Sichtlich geschockt, pikiert oder irri­tiert reagierte die anwe­sende Trauerge­meinde, führte jedoch ihr Pro­gramm fort. So hielt Kurt Schoe­nen (VdK, CDU) eine Rede, die recht klar stellte, wes Geistes Kind er ist. Die Bombenopfer von Coven­try (Eng­land), das zu Kriegs­be­ginn von der nation­al­sozial­is­tis­chen deutschen Wehrma­cht ange­grif­f­en wurde, wur­den gegen die Toten von Saar­brück­en aufgerech­net, und Kurt Schoe­nen kam zu einem ein­deuti­gen Ergeb­nis: während der Angriff auf Coven­try nur um die 500 Tote forderte und der auf Saar­brück­en über 1000, Coven­try aber dreimal soviel Ein­wohn­er wie Saar­brück­en hat­te, war logis­cher­weise die Ver­lus­trate für Saar­brück­en deut­lich höher. Fol­glich ergibt sich, was die Nazis schon immer wussten: die notwendi­gen Luftschläge gegen das “Dritte Reich” waren ein Krieg gegen unschuldige Zivilis­ten und ungle­ich schlim­mer als die paar Toten, die durch NS-Bomben starben.
Dann wur­den die Schleifen an den Gedenkkränzen aufgeklappt (ein Kranz vom VdK, ein­er von der Stadt Saar­brück­en), ein paar Fotos für Presse geschossen und noch ein Lied­chen geträllert, und dann war diese unheil­volle Ver­anstal­tung zu Ende. Ange­führt von fack­el­tra­gen­den Feuer­wehr-Leuten marschierten die Trau­ri­gen nun noch zum sog. “Zwangsar­beit­er­feld”, wo für jene Zwangsar­beit­er ein Kranz niedergelegt wurde, welche der Bom­bardierung der Stadt zum Opfer fie­len. Ob es die Anwe­senden eher schade um die ver­lorene bil­lige Arbeit­skraft fande, sei mal dahingestellt.
Im Vor­beige­hen gab es noch ein paar Kom­mentare in Rich­tung der AntifaschistIn­nen (“Ich hab’ den ganzen Feuerza­uber über­lebt” –> “Schade!” oder “Euch gehts doch viel zu gut!” — Danke, auf volks­ge­mein­schaftlich­es Leid verzicht­en wir gerne), einzig Bürg­er­meis­ter Breuer fand es “gut, dass ihr da seid.”
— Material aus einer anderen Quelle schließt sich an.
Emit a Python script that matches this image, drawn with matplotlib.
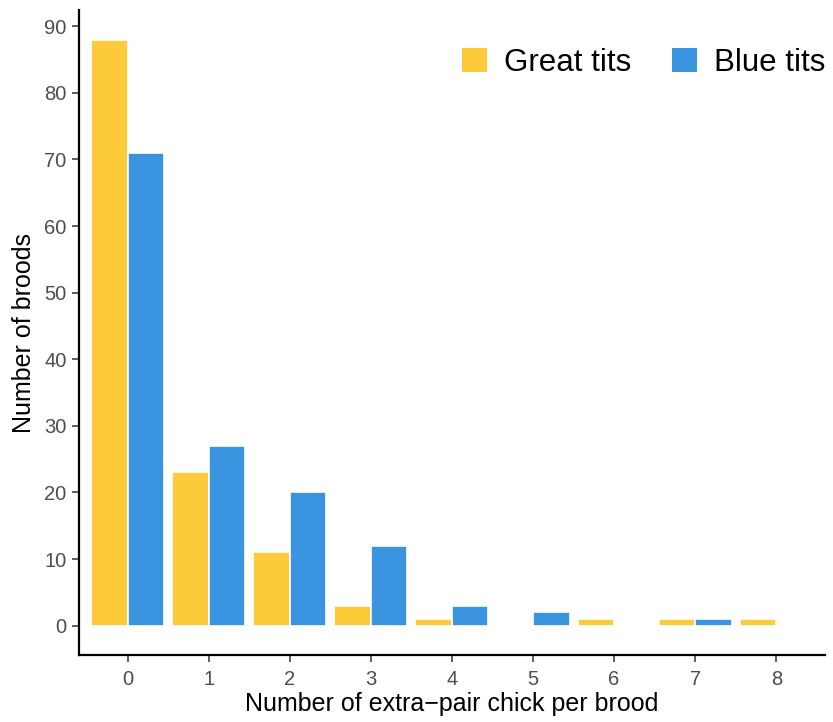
import matplotlib
matplotlib.use("Agg")
import matplotlib.pyplot as plt
import numpy as np
from matplotlib.patches import Patch

plt.rcParams['font.family'] = ['Liberation Sans', 'DejaVu Sans']

chicks = [0, 1, 2, 3, 4, 5, 6, 7, 8]
great_tits = [88, 23, 11, 3, 1, 0, 1, 1, 1]
blue_tits = [71, 27, 20, 12, 3, 2, 0, 1, 0]
tick_labels = ["0", "1", "2", "3", "4", "5", "6", "7", "8"]
yticks = [0, 10, 20, 30, 40, 50, 60, 70, 80, 90]

c_great = "#FDCB3A"
c_blue = "#3B94E0"

fig = plt.figure(figsize=(8.33, 7.22), dpi=100)
ax = fig.add_axes([0.0948, 0.0928, 0.8955, 0.893])

x = np.arange(len(chicks))
w = 0.45
ax.bar(x - w / 2, great_tits, width=w, color=c_great, edgecolor="white", linewidth=1.2)
ax.bar(x + w / 2, blue_tits, width=w, color=c_blue, edgecolor="white", linewidth=1.2)

ax.set_xlim(-0.6, 8.6)
ax.set_ylim(-4.4, 92.4)
ax.set_xticks(x)
ax.set_xticklabels(tick_labels)
ax.set_yticks(yticks)

for side in ("top", "right"):
    ax.spines[side].set_visible(False)
for side in ("left", "bottom"):
    ax.spines[side].set_linewidth(1.6)
    ax.spines[side].set_color("black")

ax.tick_params(axis="both", colors="#333333", labelcolor="#4D4D4D", labelsize=14.5,
               length=5, width=1.1, pad=4)
ax.tick_params(axis="x", pad=6)

ax.set_xlabel("Number of extra\u2212pair chick per brood", fontsize=18, labelpad=2)
ax.set_ylabel("Number of broods", fontsize=18, labelpad=6)

handles = [Patch(facecolor=c_great, edgecolor="none", label="Great tits"),
           Patch(facecolor=c_blue, edgecolor="none", label="Blue tits")]
ax.legend(handles=handles, loc="upper right", ncol=2, frameon=False, fontsize=22.5,
          handlelength=0.8, handleheight=0.8, handletextpad=0.55, columnspacing=1.3,
          bbox_to_anchor=(1.03, 0.975), borderaxespad=0.3)

fig.savefig("out.png", dpi=100)
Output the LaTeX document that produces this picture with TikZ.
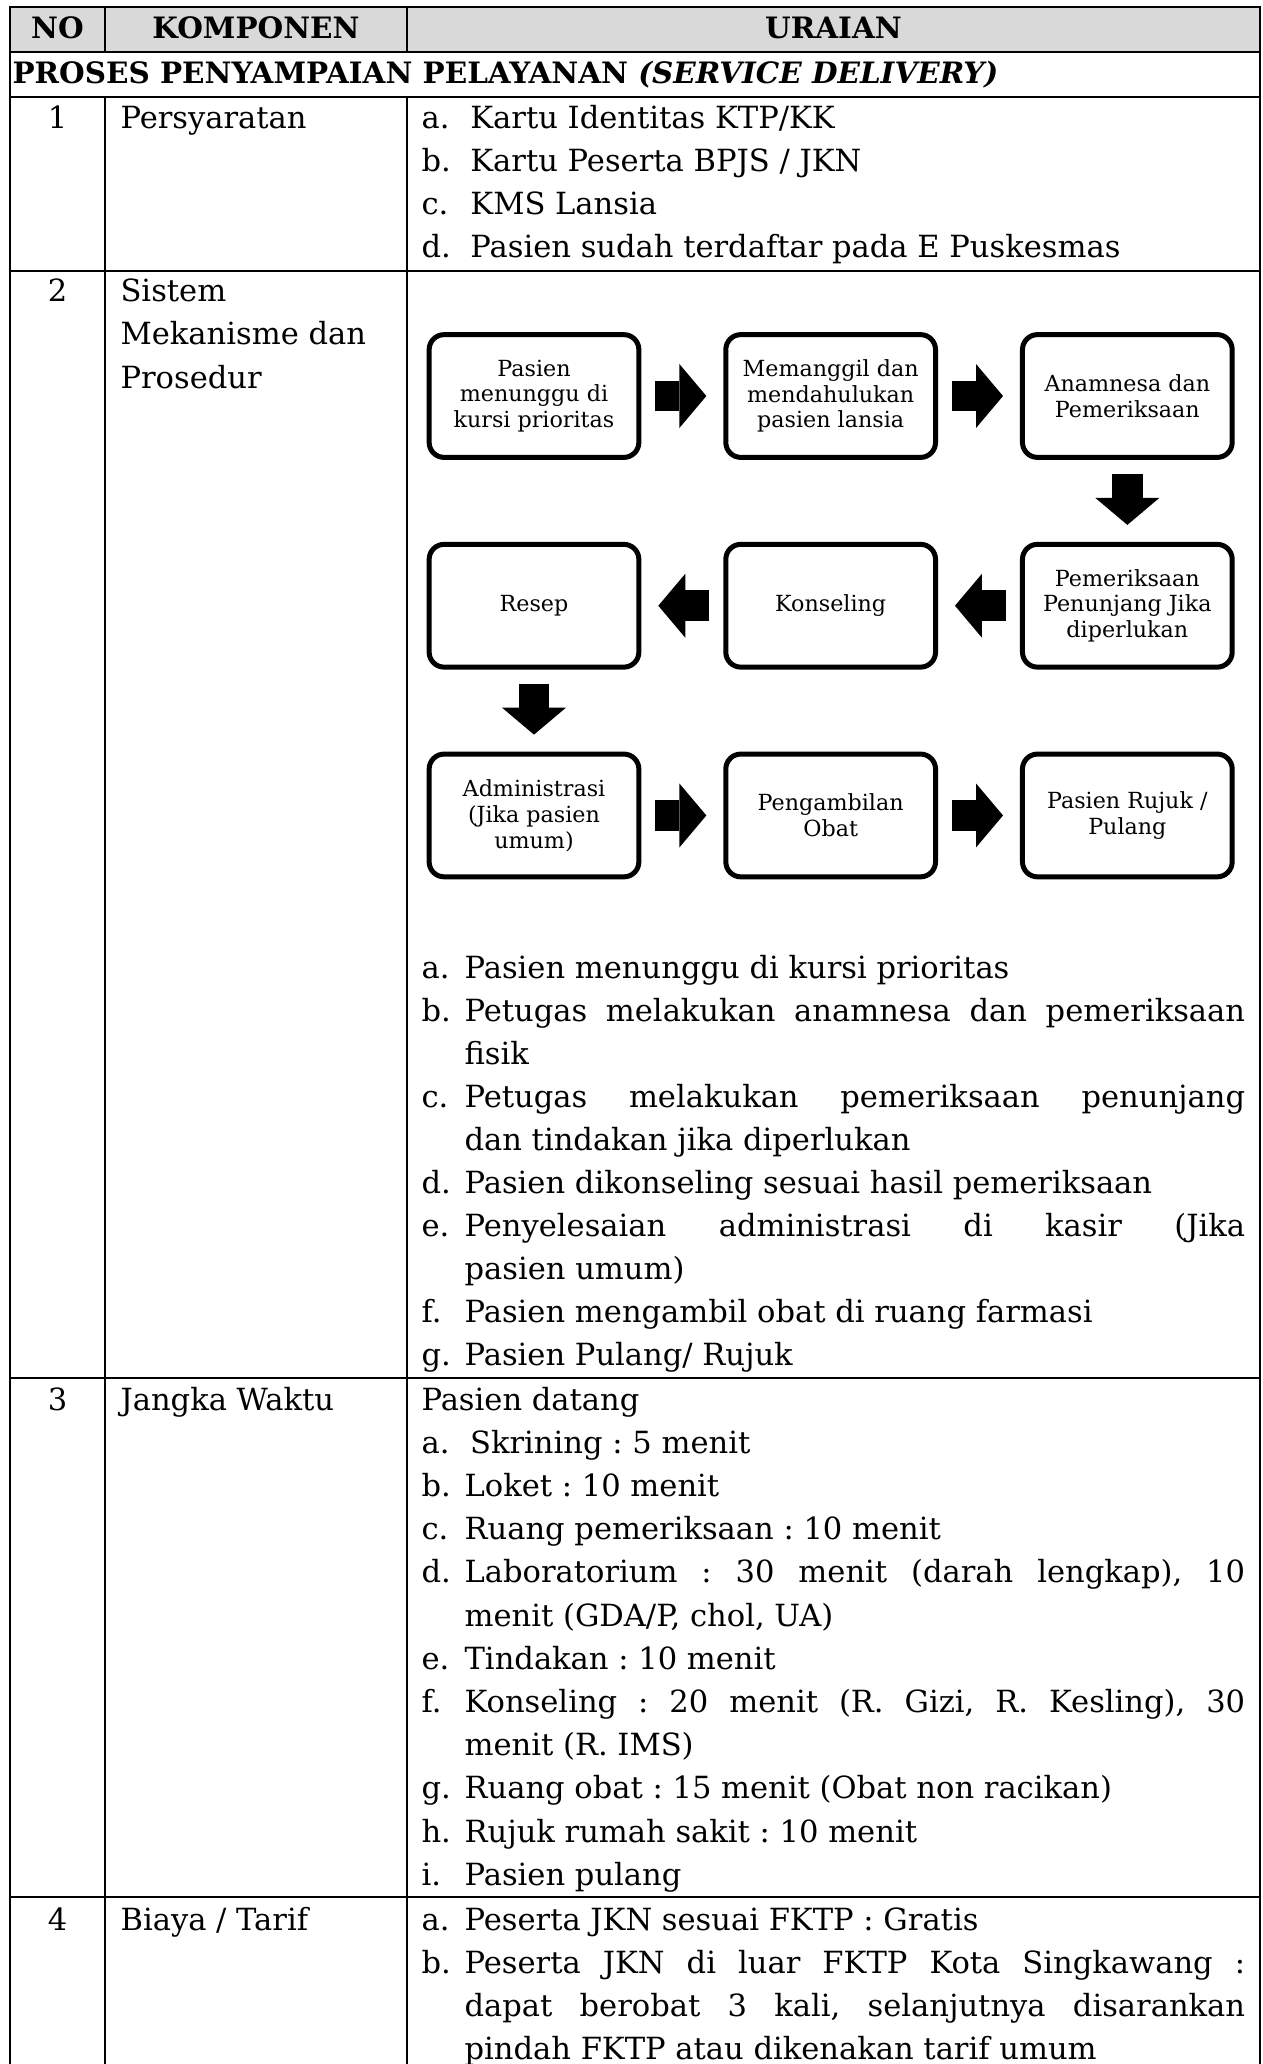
\documentclass[tikz,border=0pt]{standalone}
\usepackage{fontspec}
\setmainfont{DejaVu Serif}
\usetikzlibrary{arrows.meta,positioning}

\definecolor{abu}{HTML}{D9D9D9}
\newcommand{\rata}[1]{\makebox[281pt][s]{#1}}
\frenchspacing

\tikzset{
  teks/.style={anchor=base west, inner sep=0pt, font=\fontsize{11}{13}\selectfont},
  kepala/.style={anchor=base, inner sep=0pt, font=\fontsize{10.6}{13}\selectfont\bfseries},
  langkah/.style={draw, line width=1.8pt, rounded corners=5.4pt, minimum width=75.5pt,
    minimum height=44.2pt, align=center, inner sep=2pt, font=\fontsize{8}{9.3}\selectfont},
  panah/.style={-{Triangle[length=9.7pt,width=23pt,line width=0pt]}, line width=11pt,
    shorten <=5pt, shorten >=6.1pt},
  garis/.style={line width=0.8pt}
}

\begin{document}
\begin{tikzpicture}[x=0.36pt, y=-0.36pt, node distance=29.5pt]
    \useasboundingbox (0,0) rectangle (1263,2064);

    % tabel
    \fill[abu] (10,7) rectangle (1260,52);
    \draw[garis] (10,2064) -- (10,7) -- (1260,7) -- (1260,2064);
    \foreach \y in {52,97,271,1378,1897}
      \draw[garis] (10,\y) -- (1260,\y);
    \foreach \x in {105,407} {
      \draw[garis] (\x,7) -- (\x,52);
      \draw[garis] (\x,97) -- (\x,2064);
    }

    \node[kepala] (no) at (57.5,38) {NO};
    \node[kepala] (komponen) at (256,38) {KOMPONEN};
    \node[kepala] (uraian) at (833.5,38) {URAIAN};
    \node[kepala, anchor=base west] (proses) at (12,83) {PROSES PENYAMPAIAN PELAYANAN \textit{(SERVICE DELIVERY)}};

    \foreach \n/\y in {1/128,2/301,3/1410,4/1930}
      \node[teks, anchor=base] (no\n) at (57.5,\y) {\n};
    \node[teks] (syarat) at (120,128) {Persyaratan};
    \node[teks] (sistem) at (120,301) {Sistem};
    \node[teks] (mekanisme) at (120,344) {Mekanisme dan};
    \node[teks] (prosedur) at (120,388) {Prosedur};
    \node[teks] (jangka) at (120,1410) {Jangka Waktu};
    \node[teks] (biaya) at (120,1930) {Biaya / Tarif};

    % uraian
    \foreach \lab/\isi [count=\i from 0] in {a./{Kartu Identitas KTP/KK}, b./{Kartu Peserta BPJS / JKN},
        c./KMS Lansia, d./Pasien sudah terdaftar pada E Puskesmas}
      \node[teks] (persyaratan\i) at (421,128+43*\i) {\makebox[17.6pt][l]{\lab}\isi};

    \node[langkah] (p1) at (534,396) {Pasien\\menunggu di\\kursi prioritas};
    \node[langkah, right=of p1] (p2) {Memanggil dan\\mendahulukan\\pasien lansia};
    \node[langkah, right=of p2] (p3) {Anamnesa dan\\Pemeriksaan};
    \node[langkah, below=of p3] (p4) {Pemeriksaan\\Penunjang Jika\\diperlukan};
    \node[langkah, left=of p4] (p5) {Konseling};
    \node[langkah, left=of p5] (p6) {Resep};
    \node[langkah, below=of p6] (p7) {Administrasi\\(Jika pasien\\umum)};
    \node[langkah, right=of p7] (p8) {Pengambilan\\Obat};
    \node[langkah, right=of p8] (p9) {Pasien Rujuk /\\Pulang};
    \foreach \a/\b in {p1/p2,p2/p3,p3/p4,p4/p5,p5/p6,p6/p7,p7/p8,p8/p9}
      \draw[panah] (\a) -- (\b);

    \foreach \lab/\isi [count=\i from 0] in {a./Pasien menunggu di kursi prioritas,
        b./\rata{Petugas melakukan anamnesa dan pemeriksaan}, /fisik,
        c./\rata{Petugas melakukan pemeriksaan penunjang}, /dan tindakan jika diperlukan,
        d./Pasien dikonseling sesuai hasil pemeriksaan,
        e./\rata{Penyelesaian administrasi di kasir (Jika}, /pasien umum),
        f./Pasien mengambil obat di ruang farmasi, g./{Pasien Pulang/ Rujuk}}
      \node[teks] (prosedur\i) at (421,978+43.1*\i) {\makebox[15.5pt][l]{\lab}\isi};

    \node[teks] (datang) at (421,1410) {Pasien datang};
    \foreach \lab/\isi [count=\i from 1] in {a./\hspace{2pt}Skrining : 5 menit, b./Loket : 10 menit,
        c./Ruang pemeriksaan : 10 menit, d./\rata{Laboratorium : 30 menit (darah lengkap), 10},
        /{menit (GDA/P, chol, UA)}, e./Tindakan : 10 menit,
        f./\rata{Konseling : 20 menit (R. Gizi, R. Kesling), 30}, /menit (R. IMS),
        g./Ruang obat : 15 menit (Obat non racikan), h./Rujuk rumah sakit : 10 menit,
        i./Pasien pulang}
      \node[teks] (waktu\i) at (421,1410+43.2*\i) {\makebox[15.5pt][l]{\lab}\isi};

    \foreach \lab/\isi [count=\i from 0] in {a./Peserta JKN sesuai FKTP : Gratis,
        b./\rata{Peserta JKN di luar FKTP Kota Singkawang :},
        /\rata{dapat berobat 3 kali, selanjutnya disarankan},
        /pindah FKTP atau dikenakan tarif umum}
      \node[teks] (tarif\i) at (421,1930+43*\i) {\makebox[15.5pt][l]{\lab}\isi};
\end{tikzpicture}
\end{document}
Gut gelaunt und erfreut darüber, den alten Nazis doch ein bißchen ans Bein gepisst zu haben, ver­ließen wir nun den Ort volks­deutsch­er Trau­rigkeit und macht­en uns auf den Nachhauseweg.

Schweigeminute, 20:30 Uhr
Teil 2 dieses schö­nen Tages begann ein paar Stun­den später. Punkt 20:30 Uhr heul­ten die Sire­nen im Dauer­ton, und sämtliche Kirch­tur­m­glock­en der statt läuteten. Schweigeminute nan­nte man das, um den deutschen Opfern der Bom­bardierung zu Gedenken. Par­tysig­nal, dacht­en sich einige geschichts­be­wusste AntifaschistIn­nen und entzün­de­ten ein kleines Freuden­feuer­w­erk mit Raketen, Böllern und far­ben­fro­hen Fontä­nen, um die Zer­schla­gung Nazideutsch­lands, an der die Luftschläge gegen deutsche Großstädte einen großen Anteil hat­ten, gebührend zu feiern.

Alles in Allem ein ereignis­re­ich­er und von antifaschis­tis­ch­er Seite aus sehr erfol­gre­ich­er Tag, der gebührend been­det wurde. Wir wer­den uns auch weit­er­hin zu Wort melden, wenn sich alte und neue Nazis dafür stark machen, die Täter zu Opfern zu stil­isieren, die Geschichte zu ver­drehen und die Ver­brechen des deustchen Faschis­mus zu ver­harm­losen. Deutsche Täter wer­den niemals Opfer sein.